I consider myself privileged to be in conversations with trailblazing African technologists, policymakers, designers, and community builders. These conversations are sharpening a question that’s been echoing in my mind: What if our seemingly scattered efforts are actually the emergent nodes of a continental system we haven’t recognized…. yet?
Global narratives often frame Africa as a lagging adopter that is working to close the gaps or bridge to global tech, rather than shaping it. But today’s data tells a different story:
- Investment in African AI startups hit $2 billion, with over 2,400 companies1 on the continent, of which 41% are early-stage AI ventures.
- A recent McKinsey report2 emphasizes that Gen‑AI presents an opportunity for Africa to leapfrog traditional development stages and not chase them
The true narrative is that Africa is not lagging. We are taking leaps in ecosystems, strategy, and scale. For instance in cities cities like Nairobi, Lagos, and Cape Town, we’re seeing more than rise-ups, we are actually seeing clusters:
- Lagos, a powerhouse in fintech, is now one of the top emerging tech hubs globally, even amidst funding dips.
- Cape Town benefits from a “cluster effect”3 of elite universities and global networks producing globally competitive innovations.

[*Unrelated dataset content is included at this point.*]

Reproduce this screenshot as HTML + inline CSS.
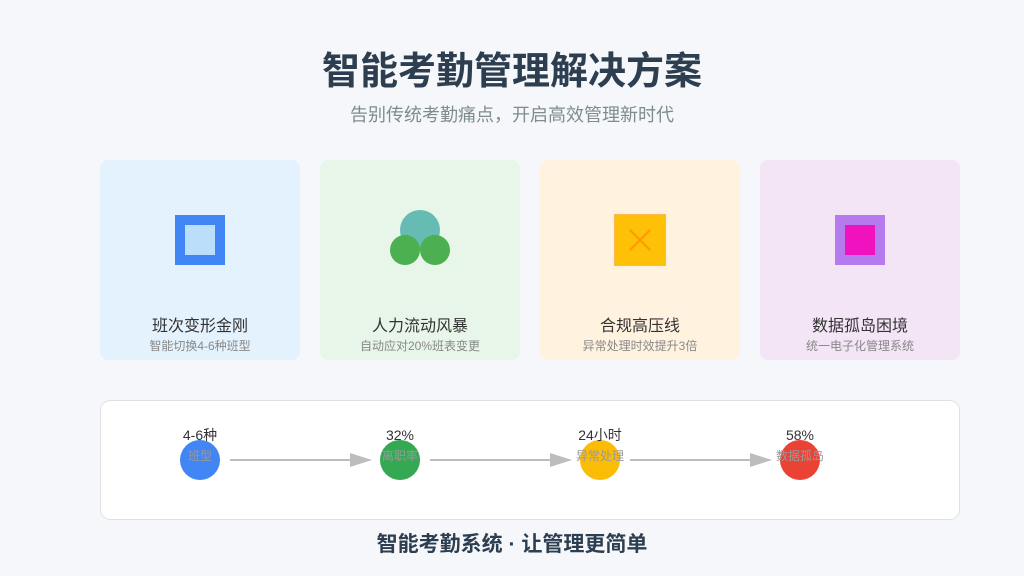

I doubt that these are, isolated successes because they signal a node-dense ecosystem that is ready to operate as full systems. Additionally, African voices are already shaping how the world thinks about AI governance. You should read these to make the connections:
- A growing consensus from finance ministers to civil society: AI governing frameworks must be rooted in local priorities, not imported wholesale4
- Tech leaders like Chinasa T. Okolo5 and entities like Deep Learning Indaba are rethinking fairness, inclusion, and safety from an African vantage point.
These efforts point to one simple fact, governance can, and already is being reimagined from the ground up and not dictated from the top down which has been the prevailing narrative. I’ll share a few examples that come to mind right now of how AI is already transforming sectors tangibly across the continent:
- Smart agriculture in Kenya and Nigeria uses AI to boost yields for smallholder farmers.
- AI in urban services, like water and sanitation planning in eThekwini (South Africa), shows local systems thinking in action.
- Early gender-responsive governance emerged at the Kigali AI Summit, calling out job automation risks and asking African women to lead the AI-upskilling agenda.
Dear thought partner, these are not trial runs! They are locally optimized applications which have been intentionally designed for context.
For a systems thinker, these connections are visible right now. What I see clearly across borders and sectors in Africa, are:
- AI explorers (academics, engineers),
- Builders and skeptics (startups, platforms),
- Governance minds (policy labs, regulators),
- Community operators (NGOs, ecosystem stewards).
Together they form this beautiful constellation. But I also see that they are disconnected from each other, often invisible to the wider system, and of course seem to be non-aligned, because the narrative does not make their interconnectedness clear and easy to see.
👉 Here’s my ask: Let’s document it. Align it. Map it. Make it actionable.
What if we built a real-time map of African AI networks, policy connective tissue, and impact nodes? What if we started designing this infrastructure of intelligence, places, processes, rules, investment pillars, collaborations … together?
I would love to be deep in this work of;
- First mapping and aligning the African AI ecosystem, so that builders, regulators, researchers, and communities see themselves as part of a whole.
- Then doing so co-creation and community alignment for centering language, context, and lived knowledge in AI design and policy, not as localization, but as foundation.
This is the exciting work that will ensure that governance conversations in Kigali, Accra, or Windhoek are not the afterthoughts of tech policy, but the origin points of a new global model. What excites me is the possibility of connection and of building a deliberate, continent-wide system that is deeply African in its logic AND globally resonant in its ambition!